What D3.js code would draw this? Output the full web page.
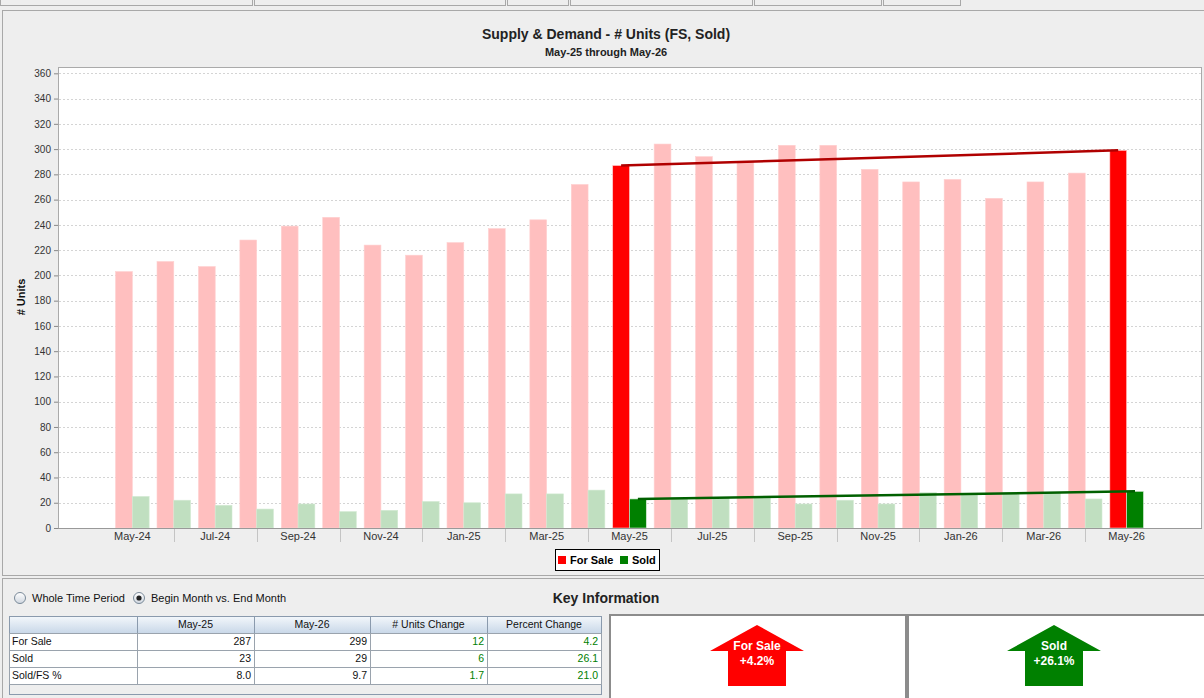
<!DOCTYPE html>
<meta charset="utf-8">
<style>

body {
  margin: 0;
  background: #eeeeee;
}

svg {
  display: block;
  font-family: "Liberation Sans", Arial, sans-serif;
}

.grid line {
  stroke: #d4d4d4;
  stroke-dasharray: 2,2;
}

.y-axis text, .x-label {
  font-size: 10px;
  fill: #333;
}

.x-label {
  font-size: 11px;
}

.cell {
  font-size: 10.5px;
  fill: #111;
}

</style>
<svg width="1204" height="698"></svg>
<script src="https://d3js.org/d3.v7.min.js"></script>
<script>

var months = ["May-24", "Jun-24", "Jul-24", "Aug-24", "Sep-24", "Oct-24", "Nov-24", "Dec-24",
              "Jan-25", "Feb-25", "Mar-25", "Apr-25", "May-25", "Jun-25", "Jul-25", "Aug-25",
              "Sep-25", "Oct-25", "Nov-25", "Dec-25", "Jan-26", "Feb-26", "Mar-26", "Apr-26", "May-26"];
var forSale = [203, 211, 207, 228, 239, 246, 224, 216, 226, 237, 244, 272, 287,
               304, 294, 290, 303, 303, 284, 274, 276, 261, 274, 281, 299];
var sold = [25, 22, 18, 15, 19, 13, 14, 21, 20, 27, 27, 30, 23,
            24, 24, 25, 19, 22, 19, 28, 27, 28, 28, 23, 29];
var yTicks = d3.range(0, 361, 20);
var beginMonth = "May-25",
    endMonth = "May-26";

var tableHeader = ["", "May-25", "May-26", "# Units Change", "Percent Change"];
var tableRows = [
  ["For Sale", "287", "299", "12", "4.2"],
  ["Sold", "23", "29", "6", "26.1"],
  ["Sold/FS %", "8.0", "9.7", "1.7", "21.0"]
];
var arrowLabels = [["For Sale", "+4.2%"], ["Sold", "+26.1%"]];

var svg = d3.select("svg");

var margin = {left: 58, right: 1201, top: 67, bottom: 528};

// tabs cut off at the top
var tabs = [[0, 252], [254, 505], [507, 568], [570, 752], [754, 881], [883, 960]];
svg.selectAll(".tab")
    .data(tabs)
  .enter().append("rect")
    .attr("x", function(d) { return d[0] + 0.5; })
    .attr("y", -10)
    .attr("width", function(d) { return d[1] - d[0]; })
    .attr("height", 15.5)
    .attr("fill", "#eee")
    .attr("stroke", "#a8a8a8");

// chart panel
svg.append("rect")
    .attr("x", 2.5).attr("y", 10.5)
    .attr("width", 1210).attr("height", 565)
    .attr("fill", "#eee")
    .attr("stroke", "#a8a8a8");

svg.append("text")
    .attr("x", 606).attr("y", 39)
    .attr("text-anchor", "middle")
    .attr("font-size", 14).attr("font-weight", "bold")
    .attr("fill", "#222")
    .text("Supply & Demand - # Units (FS, Sold)");

svg.append("text")
    .attr("x", 606).attr("y", 56)
    .attr("text-anchor", "middle")
    .attr("font-size", 11).attr("font-weight", "bold")
    .attr("fill", "#222")
    .text(beginMonth + " through " + endMonth);

var x = d3.scaleBand()
    .domain(months)
    .range([margin.left, margin.right])
    .paddingInner(0.19)
    .paddingOuter(1.39);

var xSub = d3.scaleBand()
    .domain(["fs", "sold"])
    .range([0, x.bandwidth()]);

var y = d3.scaleLinear()
    .domain([0, 365])
    .range([margin.bottom, margin.top]);

svg.append("rect")
    .attr("x", margin.left + 0.5).attr("y", margin.top + 0.5)
    .attr("width", margin.right - margin.left).attr("height", margin.bottom - margin.top)
    .attr("fill", "#fff")
    .attr("stroke", "#aaa");

svg.append("g")
    .attr("class", "grid")
  .selectAll("line")
    .data(yTicks.filter(function(d) { return d > 0; }))
  .enter().append("line")
    .attr("x1", margin.left + 1).attr("x2", margin.right)
    .attr("y1", function(d) { return Math.round(y(d)) + 0.5; })
    .attr("y2", function(d) { return Math.round(y(d)) + 0.5; });

var data = months.map(function(m, i) { return {month: m, fs: forSale[i], sold: sold[i]}; });

function isKey(m) { return m === beginMonth || m === endMonth; }

var group = svg.selectAll(".month")
    .data(data)
  .enter().append("g")
    .attr("class", "month")
    .attr("transform", function(d) { return "translate(" + x(d.month) + ",0)"; });

group.append("rect")
    .attr("x", xSub("fs"))
    .attr("y", function(d) { return y(d.fs); })
    .attr("width", xSub.bandwidth())
    .attr("height", function(d) { return y(0) - y(d.fs); })
    .attr("fill", function(d) { return isKey(d.month) ? "#ff0000" : "#ffbfbf"; })
    .attr("stroke", "#ffd0d0").attr("stroke-width", 0.6);

group.append("rect")
    .attr("x", xSub("sold"))
    .attr("y", function(d) { return y(d.sold); })
    .attr("width", xSub.bandwidth())
    .attr("height", function(d) { return y(0) - y(d.sold); })
    .attr("fill", function(d) { return isKey(d.month) ? "#008000" : "#c0dfc0"; })
    .attr("stroke", "#d2ead2").attr("stroke-width", 0.6);

// trend lines between begin and end month
var b = months.indexOf(beginMonth),
    e = months.indexOf(endMonth);

svg.append("line")
    .attr("x1", x(beginMonth) + xSub("fs") + xSub.bandwidth() / 2)
    .attr("x2", x(endMonth) + xSub("fs") + xSub.bandwidth() / 2)
    .attr("y1", y(forSale[b]))
    .attr("y2", y(forSale[e]))
    .attr("stroke", "#b00000")
    .attr("stroke-width", 2.5);

svg.append("line")
    .attr("x1", x(beginMonth) + xSub("sold") + xSub.bandwidth() / 2)
    .attr("x2", x(endMonth) + xSub("sold") + xSub.bandwidth() / 2)
    .attr("y1", y(sold[b]))
    .attr("y2", y(sold[e]))
    .attr("stroke", "#006000")
    .attr("stroke-width", 2.5);

// axes
var yAxis = svg.append("g")
    .attr("class", "y-axis")
    .attr("transform", "translate(" + margin.left + ",0)")
    .call(d3.axisLeft(y).tickValues(yTicks).tickSize(4).tickPadding(3));
yAxis.select(".domain").remove();
yAxis.selectAll("line").attr("stroke", "#888");
yAxis.selectAll("text").attr("font-family", "Liberation Sans, Arial, sans-serif").attr("font-size", 10);

svg.append("line")
    .attr("x1", margin.left).attr("x2", margin.right + 1)
    .attr("y1", margin.bottom + 0.5).attr("y2", margin.bottom + 0.5)
    .attr("stroke", "#999");

svg.selectAll(".x-label")
    .data(months.filter(function(d, i) { return i % 2 === 0; }))
  .enter().append("text")
    .attr("class", "x-label")
    .attr("x", function(d) { return x(d) + x.bandwidth() / 2; })
    .attr("y", 540)
    .attr("text-anchor", "middle")
    .text(function(d) { return d; });

svg.selectAll(".x-sep")
    .data(months.filter(function(d, i) { return i % 2 === 1; }))
  .enter().append("line")
    .attr("class", "x-sep")
    .attr("x1", function(d) { return Math.round(x(d) + x.bandwidth() / 2) + 0.5; })
    .attr("x2", function(d) { return Math.round(x(d) + x.bandwidth() / 2) + 0.5; })
    .attr("y1", margin.bottom + 1).attr("y2", 542)
    .attr("stroke", "#c4c4c4");

svg.append("text")
    .attr("transform", "translate(25,297) rotate(-90)")
    .attr("text-anchor", "middle")
    .attr("font-size", 11).attr("font-weight", "bold")
    .attr("fill", "#111")
    .text("# Units");

// legend
var legend = svg.append("g").attr("transform", "translate(555,549)");
legend.append("rect")
    .attr("x", 0.5).attr("y", 0.5)
    .attr("width", 104).attr("height", 21)
    .attr("fill", "#fff").attr("stroke", "#000");
[["For Sale", "#ff0000", 3], ["Sold", "#008000", 65]].forEach(function(d) {
  legend.append("rect")
      .attr("x", d[2]).attr("y", 7)
      .attr("width", 8).attr("height", 8)
      .attr("fill", d[1]);
  legend.append("text")
      .attr("x", d[2] + 12).attr("y", 15)
      .attr("font-size", 11).attr("font-weight", "bold")
      .text(d[0]);
});

// bottom panel
svg.append("rect")
    .attr("x", 2.5).attr("y", 578.5)
    .attr("width", 1210).attr("height", 130)
    .attr("fill", "#eee")
    .attr("stroke", "#a8a8a8");

var radioGrad = svg.append("defs").append("linearGradient")
    .attr("id", "radio").attr("x1", 0).attr("y1", 0).attr("x2", 0).attr("y2", 1);
radioGrad.append("stop").attr("offset", 0).attr("stop-color", "#ffffff");
radioGrad.append("stop").attr("offset", 1).attr("stop-color", "#cfd6df");

var headGrad = svg.select("defs").append("linearGradient")
    .attr("id", "head").attr("x1", 0).attr("y1", 0).attr("x2", 0).attr("y2", 1);
headGrad.append("stop").attr("offset", 0).attr("stop-color", "#f3f7fb");
headGrad.append("stop").attr("offset", 1).attr("stop-color", "#c8d7e8");

[["Whole Time Period", 20, false], ["Begin Month vs. End Month", 139, true]].forEach(function(d) {
  svg.append("circle")
      .attr("cx", d[1]).attr("cy", 598).attr("r", 5.5)
      .attr("fill", "url(#radio)").attr("stroke", "#7a8a99");
  if (d[2]) svg.append("circle")
      .attr("cx", d[1]).attr("cy", 598).attr("r", 2.6)
      .attr("fill", "#222");
  svg.append("text")
      .attr("x", d[1] + 12).attr("y", 602)
      .attr("font-size", 11)
      .attr("fill", "#111")
      .text(d[0]);
});

svg.append("text")
    .attr("x", 606).attr("y", 603)
    .attr("text-anchor", "middle")
    .attr("font-size", 14).attr("font-weight", "bold")
    .attr("fill", "#222")
    .text("Key Information");

// table
var colX = [9, 137, 254, 370, 487, 601],
    rowY = 616, headH = 17, rowH = 17;

svg.append("rect")
    .attr("x", colX[0] + 0.5).attr("y", rowY + 0.5)
    .attr("width", colX[5] - colX[0]).attr("height", 78)
    .attr("fill", "#eee").attr("stroke", "#8a9aad");

tableHeader.forEach(function(h, i) {
  svg.append("rect")
      .attr("x", colX[i] + 0.5).attr("y", rowY + 0.5)
      .attr("width", colX[i + 1] - colX[i]).attr("height", headH)
      .attr("fill", "url(#head)").attr("stroke", "#8a9aad");
  svg.append("text")
      .attr("class", "cell")
      .attr("x", (colX[i] + colX[i + 1]) / 2).attr("y", rowY + 12)
      .attr("text-anchor", "middle")
      .attr("fill", "#222")
      .text(h);
});

tableRows.forEach(function(row, r) {
  var top = rowY + headH + r * rowH;
  row.forEach(function(v, i) {
    svg.append("rect")
        .attr("x", colX[i] + 0.5).attr("y", top + 0.5)
        .attr("width", colX[i + 1] - colX[i]).attr("height", rowH)
        .attr("fill", "#fff").attr("stroke", "#9aa3ad");
    svg.append("text")
        .attr("class", "cell")
        .attr("x", i === 0 ? colX[i] + 3 : colX[i + 1] - 3)
        .attr("y", top + 12)
        .attr("text-anchor", i === 0 ? "start" : "end")
        .style("fill", i >= 3 ? "#008000" : "#111")
        .text(v);
  });
});

// key information arrows
var boxes = [[609, 906, "#ff0000", 757], [907, 1210, "#008000", 1054]];
boxes.forEach(function(d, i) {
  svg.append("rect")
      .attr("x", d[0] + 1).attr("y", 615)
      .attr("width", d[1] - d[0] - 1).attr("height", 90)
      .attr("fill", "#fff").attr("stroke", "#8c8c8c").attr("stroke-width", 2);
  var c = d[3];
  svg.append("path")
      .attr("d", d3.line()([[c, 625], [c + 47, 651], [c + 29, 651], [c + 29, 686],
                            [c - 29, 686], [c - 29, 651], [c - 47, 651]]) + "Z")
      .attr("fill", d[2]);
  arrowLabels[i].forEach(function(t, j) {
    svg.append("text")
        .attr("x", c).attr("y", 650 + j * 15)
        .attr("text-anchor", "middle")
        .attr("font-size", 12).attr("font-weight", "bold")
        .attr("fill", "#fff")
        .text(t);
  });
});

</script>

INSTRUCTION: Set the lines above down again, word for word, from the first through the one containing "Demand - # Units"; pictures excluded.

EXPECTED ANSWER:
What D3.js code would draw this? Output the full web page.
<!DOCTYPE html>
<meta charset="utf-8">
<style>

body {
  margin: 0;
  background: #eeeeee;
}

svg {
  display: block;
  font-family: "Liberation Sans", Arial, sans-serif;
}

.grid line {
  stroke: #d4d4d4;
  stroke-dasharray: 2,2;
}

.y-axis text, .x-label {
  font-size: 10px;
  fill: #333;
}

.x-label {
  font-size: 11px;
}

.cell {
  font-size: 10.5px;
  fill: #111;
}

</style>
<svg width="1204" height="698"></svg>
<script src="https://d3js.org/d3.v7.min.js"></script>
<script>

var months = ["May-24", "Jun-24", "Jul-24", "Aug-24", "Sep-24", "Oct-24", "Nov-24", "Dec-24",
              "Jan-25", "Feb-25", "Mar-25", "Apr-25", "May-25", "Jun-25", "Jul-25", "Aug-25",
              "Sep-25", "Oct-25", "Nov-25", "Dec-25", "Jan-26", "Feb-26", "Mar-26", "Apr-26", "May-26"];
var forSale = [203, 211, 207, 228, 239, 246, 224, 216, 226, 237, 244, 272, 287,
               304, 294, 290, 303, 303, 284, 274, 276, 261, 274, 281, 299];
var sold = [25, 22, 18, 15, 19, 13, 14, 21, 20, 27, 27, 30, 23,
            24, 24, 25, 19, 22, 19, 28, 27, 28, 28, 23, 29];
var yTicks = d3.range(0, 361, 20);
var beginMonth = "May-25",
    endMonth = "May-26";

var tableHeader = ["", "May-25", "May-26", "# Units Change", "Percent Change"];
var tableRows = [
  ["For Sale", "287", "299", "12", "4.2"],
  ["Sold", "23", "29", "6", "26.1"],
  ["Sold/FS %", "8.0", "9.7", "1.7", "21.0"]
];
var arrowLabels = [["For Sale", "+4.2%"], ["Sold", "+26.1%"]];

var svg = d3.select("svg");

var margin = {left: 58, right: 1201, top: 67, bottom: 528};

// tabs cut off at the top
var tabs = [[0, 252], [254, 505], [507, 568], [570, 752], [754, 881], [883, 960]];
svg.selectAll(".tab")
    .data(tabs)
  .enter().append("rect")
    .attr("x", function(d) { return d[0] + 0.5; })
    .attr("y", -10)
    .attr("width", function(d) { return d[1] - d[0]; })
    .attr("height", 15.5)
    .attr("fill", "#eee")
    .attr("stroke", "#a8a8a8");

// chart panel
svg.append("rect")
    .attr("x", 2.5).attr("y", 10.5)
    .attr("width", 1210).attr("height", 565)
    .attr("fill", "#eee")
    .attr("stroke", "#a8a8a8");

svg.append("text")
    .attr("x", 606).attr("y", 39)
    .attr("text-anchor", "middle")
    .attr("font-size", 14).attr("font-weight", "bold")
    .attr("fill", "#222")
    .text("Supply & Demand - # Units (FS, Sold)");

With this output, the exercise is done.